In the afternoon I leave NOLA behind and continue west on I-10. This time it's slow going. I get out of rush hour traffic and into the swamp lands northwest of the city, but soon run into road construction and later a car-b-que. Then just past the exit for Ramah, LA the rains start and with it comes an accident that turns the highway into a parking lot for almost an hour. I'm on a bridge going through the swamp, with open water between me and the eastbound lane on my left and trees on my right. I put the car in park and sit. It ends up taking me three hours to go 100 miles.

Once I get through that there's more construction and more slow going until I get to Iowa, LA. I remember that it's Pi Day and the only place I can find with anything resembling pie is the Burker King with its Hersey pie.

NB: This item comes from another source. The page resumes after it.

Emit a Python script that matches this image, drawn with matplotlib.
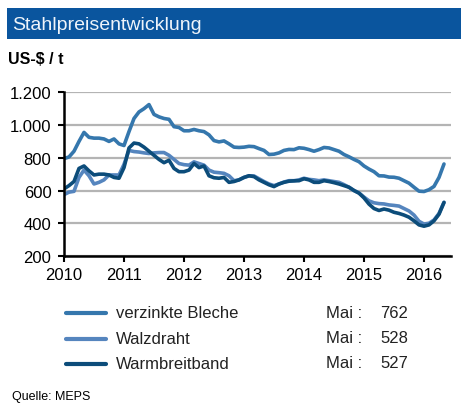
import matplotlib
matplotlib.use("Agg")
import matplotlib.pyplot as plt
from matplotlib.patches import Rectangle
import numpy as np

plt.rcParams['font.family'] = ['Liberation Sans', 'DejaVu Sans']

# Monthly data Jan 2010 - May 2016 (US-$ / t)
verzinkte_bleche = [795, 805, 840, 900, 955, 925, 920, 920, 915, 900, 915, 885,
                    875, 960, 1040, 1080, 1100, 1125, 1065, 1050, 1040, 1035, 990, 985,
                    965, 965, 973, 965, 960, 940, 905, 897, 903, 885, 865, 863,
                    865, 870, 868, 856, 845, 820, 822, 830, 845, 851, 850, 861,
                    858, 850, 840, 850, 863, 860, 850, 840, 820, 806, 790, 776,
                    750, 731, 715, 690, 689, 682, 681, 675, 660, 645, 620, 596,
                    594, 605, 625, 680, 762]
walzdraht = [575, 590, 595, 680, 725, 690, 640, 650, 665, 695, 695, 695,
             760, 845, 838, 835, 830, 826, 830, 832, 832, 815, 790, 765,
             758, 755, 775, 765, 755, 725, 712, 709, 705, 690, 660, 665,
             680, 690, 689, 672, 655, 640, 630, 640, 652, 660, 660, 665,
             675, 668, 665, 660, 665, 660, 655, 650, 636, 620, 600, 585,
             560, 537, 525, 520, 518, 512, 509, 505, 490, 475, 450, 412,
             395, 400, 420, 460, 528]
warmbreitband = [610, 630, 655, 735, 750, 720, 695, 700, 700, 695, 680, 675,
                 740, 860, 890, 885, 865, 840, 815, 790, 770, 785, 735, 715,
                 715, 725, 765, 740, 750, 690, 678, 675, 680, 650, 655, 665,
                 680, 690, 685, 665, 650, 635, 624, 640, 650, 657, 659, 660,
                 672, 665, 650, 650, 660, 655, 648, 640, 630, 620, 600, 584,
                 555, 517, 490, 478, 487, 480, 467, 460, 450, 437, 415, 390,
                 382, 390, 415, 455, 527]
series_names = ["verzinkte Bleche", "Walzdraht", "Warmbreitband"]
latest_values = ["762", "528", "527"]
years = [2010, 2011, 2012, 2013, 2014, 2015, 2016]
y_ticks = [200, 400, 600, 800, 1000, 1200]
y_labels = ["200", "400", "600", "800", "1.000", "1.200"]

colors = ["#3577AD", "#5585BE", "#0C4C7A"]

W, H = 469, 414
fig = plt.figure(figsize=(W / 100, H / 100), dpi=100)

# Title bar
fig.patches.append(Rectangle((7 / W, 1 - 40 / H), (461 - 7) / W, 31 / H,
                             transform=fig.transFigure, facecolor="#0A559E",
                             edgecolor="none", zorder=0))
fig.text(12 / W, 1 - 26 / H, "Stahlpreisentwicklung", color="#EEF4FA",
         fontsize=14, va="center", ha="left")
fig.text(8 / W, 1 - 60 / H, "US-$ / t", fontsize=11.5, fontweight="bold",
         va="center", ha="left")

ax = fig.add_axes([64 / W, 1 - 257 / H, (451 - 64) / W, (257 - 93.3) / H])
x = 2010 + np.arange(len(verzinkte_bleche)) / 12.0
for vals, c in zip([verzinkte_bleche, walzdraht, warmbreitband], colors):
    ax.plot(x, vals, color=c, lw=2.6, solid_capstyle="round", zorder=3)

ax.set_xlim(2010, 2016.45)
ax.set_ylim(200, 1200)
ax.set_xticks(years)
ax.set_xticklabels([str(y) for y in years])
ax.set_yticks(y_ticks)
ax.set_yticklabels(y_labels)
ax.yaxis.grid(True, color="#B4B4B4", lw=1.6, zorder=1)
ax.set_axisbelow(True)
for s in ["top", "right"]:
    ax.spines[s].set_visible(False)
for s in ["left", "bottom"]:
    ax.spines[s].set_linewidth(1.8)
    ax.spines[s].set_color("black")
    ax.spines[s].set_zorder(4)
ax.tick_params(axis="both", labelsize=12, width=1.5, length=4, direction="out")
ax.tick_params(axis="y", pad=5)
ax.tick_params(axis="x", pad=4)

# Legend
leg_y = [314, 340, 365]
for name, c, yy, val in zip(series_names, colors, leg_y, latest_values):
    fy = 1 - yy / H
    fig.add_artist(plt.Line2D([66 / W, 106 / W], [fy, fy], color=c, lw=3,
                              solid_capstyle="round", transform=fig.transFigure))
    fig.text(116 / W, fy, name, fontsize=12, va="center", ha="left",
             color="#222222")
    fig.text(326 / W, fy + 1 / H, "Mai :", fontsize=12, va="center", ha="left",
             color="#222222")
    fig.text(408 / W, fy + 1 / H, val, fontsize=12, va="center", ha="right",
             color="#222222")

fig.text(12 / W, 1 - 397 / H, "Quelle: MEPS", fontsize=9, va="center",
         ha="left")

fig.savefig("out.png", dpi=100)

I stop and eat and while I'm there the place degenerates into a mess as they first run out of fries, then lids for drinks, then screw up a family's order so badly it looks like we may have a riot on our hands. I get out of there before it gets ugly and soon cross the border into Texas where the first thing I see is mile marker 880. I'm guessing there aren't too many of those in this country.

Houston is just over the line, and in Texas terms that means 100 miles. Now everything starts to seem big and the distances begin to overwhelm me. Yesterday I zipped through Florida, Alabama and Mississippi into Louisiana. Now the other side of Texas is a 12 hour drive. I begin to wonder where I'm heading as I stop for the night at a motel in Huntsville, just up the road from a giant illuminated statue of Sam Houston.